From what is visible in the field, the answer is unlikely to be yes. The monkey issue in Nepal is not only about numbers. It is about food systems that have quietly shifted. Over time, forests have changed in composition, and many mid-hill ecosystems are now dominated by plantation-style monocultures that do not support diverse wild diets. At the same time, agriculture has concentrated on a few highly attractive crops such as maize, fruits, and vegetables, essentially creating high-energy feeding zones across the landscape.

To a rhesus macaque, this is not conflict in the abstract sense. It is an optimized foraging environment. Less effort, higher energy gain, predictable availability. In ecological terms, human landscapes are increasingly functioning as subsidized food systems for adaptable wildlife species. When this happens, population control through reproduction alone becomes secondary to the more immediate driver: food accessibility.That is why monkeys continue to return to fields even in areas where populations are not visibly high. The behavior is reinforced daily by agricultural patterns and human waste systems, not just by reproductive rates.

There is also a quieter dimension to this problem, one that rarely enters policy language. In many places, monkeys are not feared in a uniform way. They are tolerated, fed near temples, or indirectly supported through waste and leftovers. Over time, this creates a behavioural shift where wild primates lose their avoidance of humans. Once that boundary weakens, conflict becomes structural rather than occasional. Seen from this angle, sterilization begins to look like a partial tool rather than a solution. It may slow population growth in specific zones if done carefully and repeatedly over time, but it does not reconstruct the ecological boundary that has already been blurred. This is where the veterinary perspective becomes important. Wildlife conflict is often discussed in administrative or political terms, but at its core it is a systems biology problem. It involves energy flow (food availability), population dynamics (reproduction and survival), behavior (habituation and aggression), and human land-use decisions all operating at the same time.

If one part is adjusted, for example reproduction, while others remain unchanged, the system tends to compensate. That is why long-term coexistence strategies matter more than single interventions. Restoring native forest diversity, reducing reliance on highly attractive monocrops in high-conflict zones, improving waste management, and re-establishing behavioral distance between humans and wildlife are not separate ideas. They are different layers of the same correction.

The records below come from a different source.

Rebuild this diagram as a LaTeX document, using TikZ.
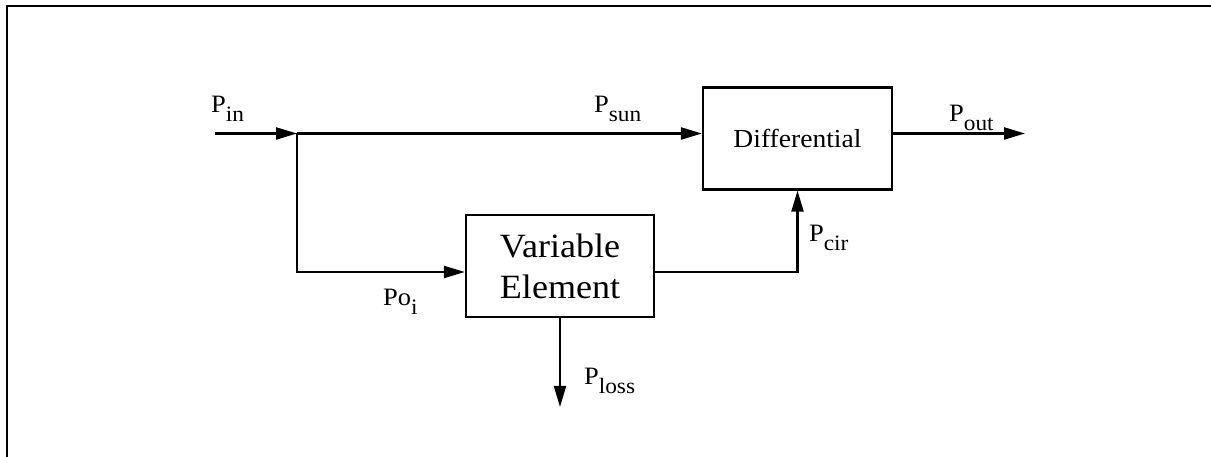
\documentclass[tikz,border=0pt]{standalone}
\usepackage{fontspec}
\setmainfont[FakeStretch=1.06]{Liberation Serif}
\usetikzlibrary{positioning,arrows.meta}
\newcommand{\sublbl}[2]{#1\raisebox{-9bp}{\fontsize{22bp}{22bp}\selectfont #2}}

\begin{document}
\begin{tikzpicture}[x=1bp, y=-1bp, line width=2.2bp,
    >={Triangle[length=21bp,width=12bp]},
    block/.style={rectangle, draw, inner sep=0pt},
    lbl/.style={anchor=base west, inner sep=0pt, font=\fontsize{25bp}{25bp}\selectfont}]
        \useasboundingbox (0,0) rectangle (1211,457);
        \draw[line width=2.8bp] (7,457) -- (7,6) -- (1211,6);

        \node[block, minimum width=189bp, minimum height=102bp, font=\fontsize{26bp}{30bp}\selectfont] (diff) at (797.5,138.5) {Differential};
        \node[block, minimum width=188bp, minimum height=102bp, align=center, font=\fontsize{34bp}{41bp}\selectfont] (varel) at (560,266) {Variable\\Element};

        \coordinate (inp) at (215,133.5);
        \coordinate (split) at (297,133.5);
        \coordinate (outp) at (1025,133.5);
        \coordinate (bend) at (797.5,272);
        \coordinate (loss) at (560,407);

        \node[lbl] (pinlbl) at (210,113) {\sublbl{P}{in}};
        \node[lbl] (psunlbl) at (593,113) {\sublbl{P}{sun}};
        \node[lbl] (poutlbl) at (948,122) {\sublbl{P}{out}};
        \node[lbl] (pcirlbl) at (808,242) {\sublbl{P}{cir}};
        \node[lbl] (poilbl) at (382,306) {\sublbl{Po}{i}};
        \node[lbl] (plosslbl) at (583,385) {\sublbl{P}{loss}};

        \draw (inp) edge[->] (split);
        \draw (split) edge[->] (diff.west |- split);
        \draw (diff.east |- outp) edge[->] (outp);
        \draw[->] (split) |- (varel.west |- bend);
        \draw[->] (varel.east |- bend) -| (diff.south);
        \draw (varel.south) edge[->] (loss);
      \end{tikzpicture}
\end{document}
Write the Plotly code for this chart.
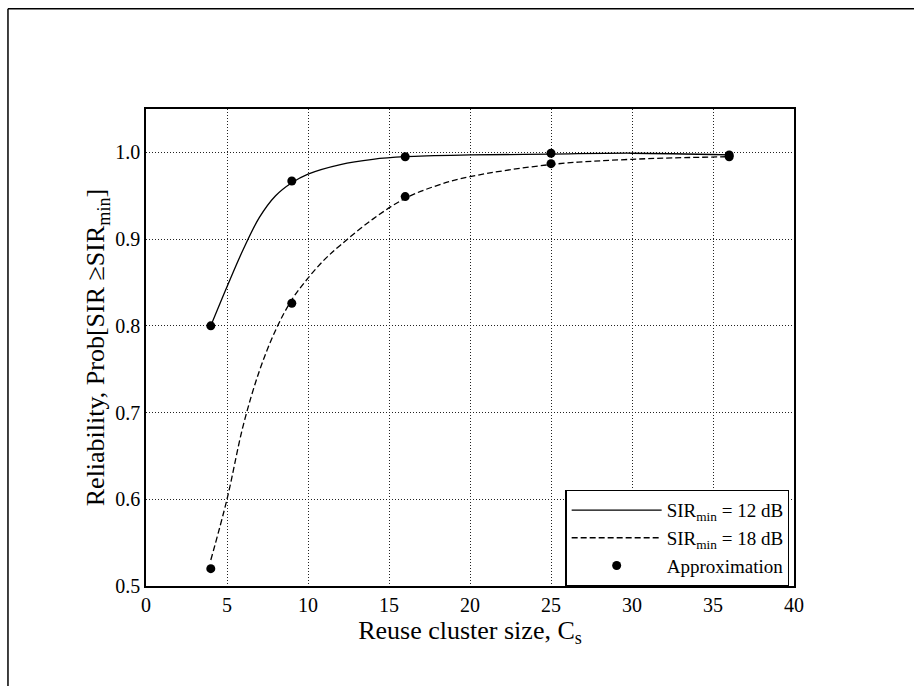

Nepal’s mid-hill exodus is therefore not just a story of monkeys or agriculture. It is a signal that the ecological contract between people and landscape is under stress. When farming stops being viable in large areas due to wildlife pressure, it reflects a deeper imbalance in how land, forests, and livelihoods are structured. As veterinarians, it is easy to be drawn into technical solutions like sterilization because they are measurable and familiar. But field reality often demands a broader reading of the system. In this case, the question is not whether monkey birth control works in theory, but whether Nepal is addressing the ecological conditions that make such control necessary in the first place.

Until that question is answered, any intervention, surgical or otherwise, will remain incomplete.